Now let's also plot out cluster centers along with the points.

In [None]:
fig = plt.figure()
ax1 = fig.add_subplot(111)

ax1.scatter(*X.T, s=50, c='b', label='original points')
ax1.scatter(*kmeans.cluster_centers_.T, s=50, c='r', label='cluster centers')
plt.legend(loc='upper left')
plt.show()

If we want to see to which cluster a new point would belong, we simply use the `predict` method.

In [None]:
new_points = np.asarray([[0, 4],
                        [19, 25],
                        [40, 50]])

print("Predictions:")
print()

print("0, 4")
print("Cluster:", kmeans.predict([[0, 4]]))
print()

print("19, 25")
print("Cluster:", kmeans.predict([[19, 25]]))
print()

print("40, 50")
print("Cluster:", kmeans.predict([[40, 50]]))

#plot new points

fig = plt.figure()
ax1 = fig.add_subplot(111)

ax1.scatter(*X.T, s=50, c='b', label='original points')
ax1.scatter(*kmeans.cluster_centers_.T, s=50, c='r', label='cluster centers')
ax1.scatter(*new_points.T, s=50, c='g', label='new points')
plt.legend(loc='upper left')
plt.show()

## 2) Agglomerative clustering

Now we'll show an example of agglomerative clustering, which is a type of hierarchical clustering. The documentation is [here](http://scikit-learn.org/stable/modules/generated/sklearn.cluster.AgglomerativeClustering.html#sklearn.cluster.AgglomerativeClustering) in case you want to know more about the parameters.

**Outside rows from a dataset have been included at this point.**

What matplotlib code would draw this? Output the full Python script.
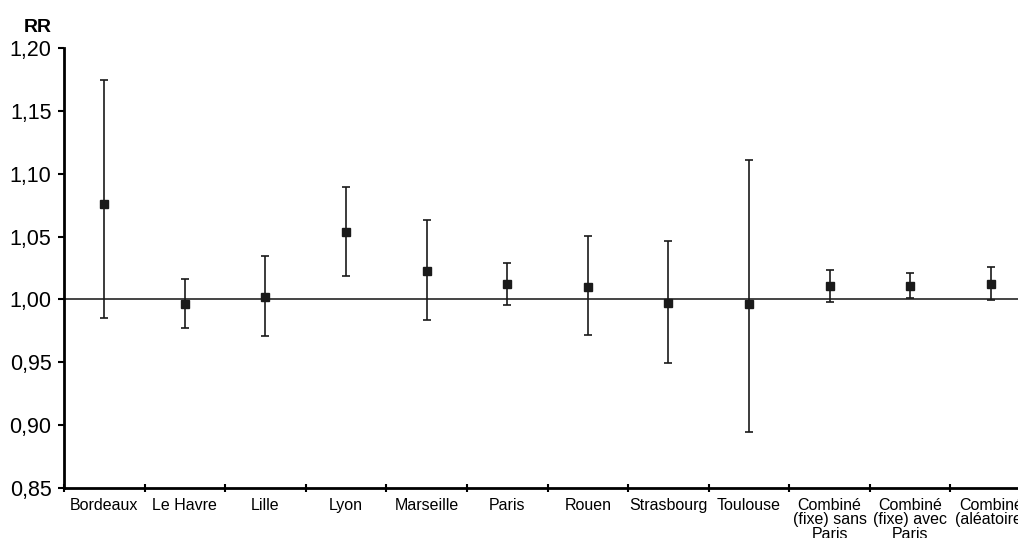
import matplotlib
matplotlib.use('Agg')
import matplotlib.pyplot as plt

plt.rcParams['font.family'] = ['Liberation Sans', 'DejaVu Sans']

villes = ['Bordeaux', 'Le Havre', 'Lille', 'Lyon', 'Marseille', 'Paris', 'Rouen',
          'Strasbourg', 'Toulouse', 'Combiné\n(fixe) sans\nParis',
          'Combiné\n(fixe) avec\nParis', 'Combiné\n(aléatoire)']
rr = [1.076, 0.9965, 1.002, 1.0535, 1.0228, 1.012, 1.0098, 0.997, 0.9965, 1.0105, 1.011, 1.0125]
ic_bas = [0.9855, 0.9773, 0.9711, 1.0188, 0.9839, 0.9957, 0.9714, 0.9496, 0.8945, 0.9983, 1.0012, 0.9998]
ic_haut = [1.1746, 1.0162, 1.0343, 1.0897, 1.0633, 1.0292, 1.0502, 1.0467, 1.1111, 1.0232, 1.0211, 1.0255]
yticks = [0.85, 0.90, 0.95, 1.00, 1.05, 1.10, 1.15, 1.20]

fig = plt.figure(figsize=(10.18, 5.38), dpi=100)
ax = fig.add_axes([64 / 1018, 50 / 538, 967 / 1018, 440 / 538])

x = list(range(len(villes)))
err = [[m - b for m, b in zip(rr, ic_bas)], [h - m for m, h in zip(rr, ic_haut)]]
ax.axhline(1.0, color='#444444', lw=1.4, zorder=1)
ax.errorbar(x, rr, yerr=err, fmt='s', color='#1a1a1a', ecolor='#1a1a1a',
            markersize=5.8, elinewidth=1.2, capsize=2.6, capthick=1.2, zorder=3)

ax.set_xlim(-0.5, len(villes) - 0.5)
ax.set_ylim(0.85, 1.20)
ax.set_yticks(yticks)
ax.set_yticklabels([f'{v:.2f}'.replace('.', ',') for v in yticks], fontsize=15.5)
ax.set_xticks([i + 0.5 for i in range(-1, len(villes))])
ax.set_xticklabels([])
ax.set_xticks(x, minor=True)
ax.set_xticklabels(villes, minor=True, fontsize=11.5, linespacing=0.95, va='top')
ax.tick_params(axis='x', which='minor', length=0, pad=7)
ax.tick_params(axis='x', which='major', direction='inout', length=6, width=1.5)
ax.tick_params(axis='y', direction='out', length=4, width=1.5, pad=5)

for s in ['top', 'right']:
    ax.spines[s].set_visible(False)
for s in ['left', 'bottom']:
    ax.spines[s].set_linewidth(2)

fig.text(52 / 1018, 1 - 32 / 538, 'RR', ha='right', va='baseline', fontsize=14, fontweight='bold')

fig.savefig('out.png', dpi=100)
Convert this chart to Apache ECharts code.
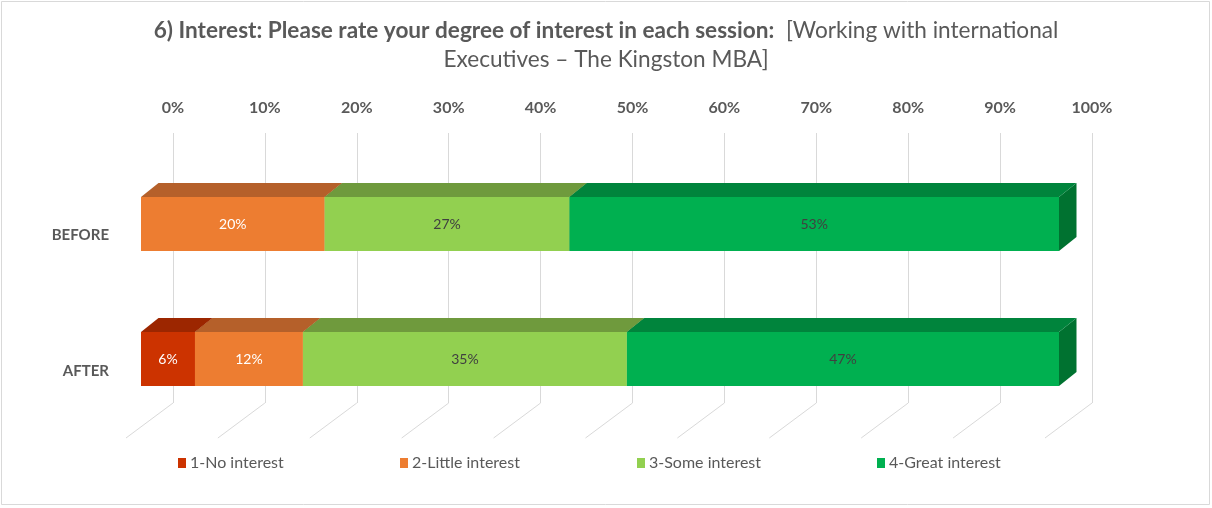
<!DOCTYPE html>
<html><head><meta charset="utf-8">
<script src="https://cdn.jsdelivr.net/npm/echarts@6/dist/echarts.min.js"></script>
<style>html,body{margin:0;padding:0;background:#fff}#c{width:1212px;height:508px}</style>
</head><body><div id="c"></div>
<script>
// ---- data ----
const categories = ['BEFORE', 'AFTER'];
const seriesNames = ['1-No interest', '2-Little interest', '3-Some interest', '4-Great interest'];
const noInterest = [0, 5.88];
const littleInterest = [20, 11.76];
const someInterest = [26.67, 35.29];
const greatInterest = [53.33, 47.07];
const tickValues = [0, 10, 20, 30, 40, 50, 60, 70, 80, 90, 100];

// ---- styles ----
const FONT = 'Lato';
const frontColors = ['#CC3300', '#ED7D31', '#92D050', '#00B050'];
const topColors = ['#9C2600', '#B5602A', '#6F9A3D', '#00843C'];
const sideColors = ['#8A2200', '#9E5020', '#5F8533', '#007230'];
const labelColors = ['#FFFFFF', '#FFFFFF', '#404040', '#404040'];
const legendLeft = [178, 400, 637, 877];

const allValues = [noInterest, littleInterest, someInterest, greatInterest];

// build stacked start/end items
function buildData(k) {
  return categories.map((c, ci) => {
    let start = 0;
    for (let j = 0; j < k; j++) start += allValues[j][ci];
    const v = allValues[k][ci];
    return [start, start + v, ci, v];
  });
}

const DX = 17.5, DY = -14;
function renderBar(k) {
  return function (params, api) {
    const s = api.value(0), e = api.value(1), ci = api.value(2), v = api.value(3);
    if (!(v > 0)) return null;
    const p0 = api.coord([s, ci]);
    const p1 = api.coord([e, ci]);
    const h = api.size([0, 1])[1] * 0.4;
    const top = p0[1] - h / 2, bot = p0[1] + h / 2;
    const x0 = p0[0], x1 = p1[0];
    return {
      type: 'group',
      children: [
        { type: 'polygon', shape: { points: [[x1, top], [x1 + DX, top + DY], [x1 + DX, bot + DY], [x1, bot]] },
          style: { fill: sideColors[k] } },
        { type: 'polygon', shape: { points: [[x0, top], [x0 + DX, top + DY], [x1 + DX, top + DY], [x1, top]] },
          style: { fill: topColors[k] } },
        { type: 'rect', shape: { x: x0, y: top, width: x1 - x0, height: h },
          style: { fill: frontColors[k] } },
        { type: 'text', x: (x0 + x1) / 2, y: (top + bot) / 2,
          style: { text: Math.round(v) + '%', fill: labelColors[k], font: '14px ' + FONT,
                   align: 'center', verticalAlign: 'middle' } }
      ]
    };
  };
}

function renderFloor(params, api) {
  const p = api.coord([api.value(0), 0]);
  return { type: 'line', shape: { x1: p[0], y1: p[1], x2: p[0] - 47, y2: p[1] + 35 },
           style: { stroke: '#D9D9D9', lineWidth: 1 } };
}

const series = seriesNames.map((name, k) => ({
  name: name,
  type: 'custom',
  xAxisIndex: 0, yAxisIndex: 0,
  renderItem: renderBar(k),
  itemStyle: { color: frontColors[k] },
  encode: { x: [0, 1], y: 2 },
  data: buildData(k),
  z: 3
}));
series.push({
  type: 'custom', xAxisIndex: 1, yAxisIndex: 1,
  renderItem: renderFloor, silent: true, z: 1,
  encode: { x: 0 },
  data: tickValues.map(v => [v])
});

const option = {
  animation: false,
  backgroundColor: '#fff',
  title: {
    text: '{b|6) Interest: Please rate your degree of interest in each session:}{n|  [Working with international}\n{n|Executives – The Kingston MBA]}',
    left: 'center', top: 11,
    textStyle: {
      rich: {
        b: { fontFamily: FONT, fontWeight: 'bold', fontSize: 22.6, color: '#595959', lineHeight: 29 },
        n: { fontFamily: FONT, fontWeight: 'normal', fontSize: 22.6, color: '#595959', lineHeight: 29 }
      }
    }
  },
  graphic: [{
    type: 'rect', shape: { x: 1.5, y: 1.5, width: 1208, height: 503 },
    style: { fill: null, stroke: '#D9D9D9', lineWidth: 1 }, z: 0
  }],
  legend: seriesNames.map((n, i) => ({
    data: [n], left: legendLeft[i], top: 455, icon: 'rect',
    itemWidth: 8, itemHeight: 10, itemGap: 5, padding: 0,
    textStyle: { fontFamily: FONT, fontSize: 16, color: '#595959', padding: [0, 0, 0, -1] }
  })),
  grid: [
    { left: 141, width: 918, top: 156.5, height: 270 },
    { left: 173, width: 919, top: 133, height: 270 },
    { left: 141, width: 918, top: 167.5, height: 272 }
  ],
  xAxis: [
    { gridIndex: 0, type: 'value', min: 0, max: 100, interval: 10, show: false },
    { gridIndex: 1, type: 'value', min: 0, max: 100, interval: 10, position: 'top',
      axisLine: { show: false }, axisTick: { show: false },
      splitLine: { show: true, lineStyle: { color: '#D9D9D9', width: 1 } },
      axisLabel: { formatter: '{value}%', margin: 17, fontFamily: FONT, fontWeight: 'bold',
                   fontSize: 16, color: '#595959' } },
    { gridIndex: 2, type: 'value', min: 0, max: 100, show: false }
  ],
  yAxis: [
    { gridIndex: 0, type: 'category', data: categories, inverse: true, show: false },
    { gridIndex: 1, type: 'value', min: 0, max: 1, show: false },
    { gridIndex: 2, type: 'category', data: categories, inverse: true,
      axisLine: { show: false }, axisTick: { show: false }, splitLine: { show: false },
      axisLabel: { margin: 32, fontFamily: FONT, fontWeight: 'bold', fontSize: 15, color: '#595959' } }
  ],
  series: series
};

const chart = echarts.init(document.getElementById('c'), null, { renderer: 'canvas' });
chart.setOption(option);
</script>
</body></html>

We'll use some of scikitlearn's toy datasets.

In [None]:
from sklearn import datasets

n_samples = 1500

noisy_moons = datasets.make_moons(n_samples=n_samples, noise=.05)[0]
blobs = datasets.make_blobs(n_samples=n_samples, random_state=0)[0]

plt.scatter(*noisy_moons.T)
plt.ylabel('noisy moons')
plt.show()

plt.scatter(*blobs.T)
plt.ylabel('blobs')
plt.show()

We'll use two clusters this time, and use ward linkage.

In [None]:
from sklearn.cluster import AgglomerativeClustering

ward = AgglomerativeClustering(n_clusters=2,
                               linkage='ward', #linkage can be ward (default), complete, or average
                               affinity='euclidean') #affinity must be euclidean if linkage=ward

Now we'll fit the clustering model on the dataset.

In [None]:
ward.fit(noisy_moons)

Here we'll sort the points by label and then plot them.

In [None]:
zero = np.array([point for label, point in zip(ward.labels_, noisy_moons) if label == 0])
one = np.array([point for label, point in zip(ward.labels_, noisy_moons) if label == 1])

fig = plt.figure()
ax1 = fig.add_subplot(111)

ax1.scatter(*zero.T, s=50, c='b', label='zero')
ax1.scatter(*one.T, s=50, c='r', label='one')
plt.show()

Now we'll do the same with the blobs dataset.

In [None]:
ward.fit(blobs)

ward.labels_

zero = np.array([point for label, point in zip(ward.labels_, blobs) if label == 0])
one = np.array([point for label, point in zip(ward.labels_, blobs) if label == 1])

fig = plt.figure()
ax1 = fig.add_subplot(111)

ax1.scatter(*zero.T, s=50, c='b', label='zero')
ax1.scatter(*one.T, s=50, c='r', label='one')
plt.show()

## Challenge: DBSCAN 


It looks like our agglomerative clustering model did not cluster the noisy moons dataset how we might have wanted. For the challenge, use [`DBSCAN`](http://scikit-learn.org/stable/modules/generated/sklearn.cluster.DBSCAN.html) to cluster noisy moons. Then plot the results and see what it looks like. Try an `eps` value of .2. This sets the maximum distance between two samples for them to be considered in the same neighborhood.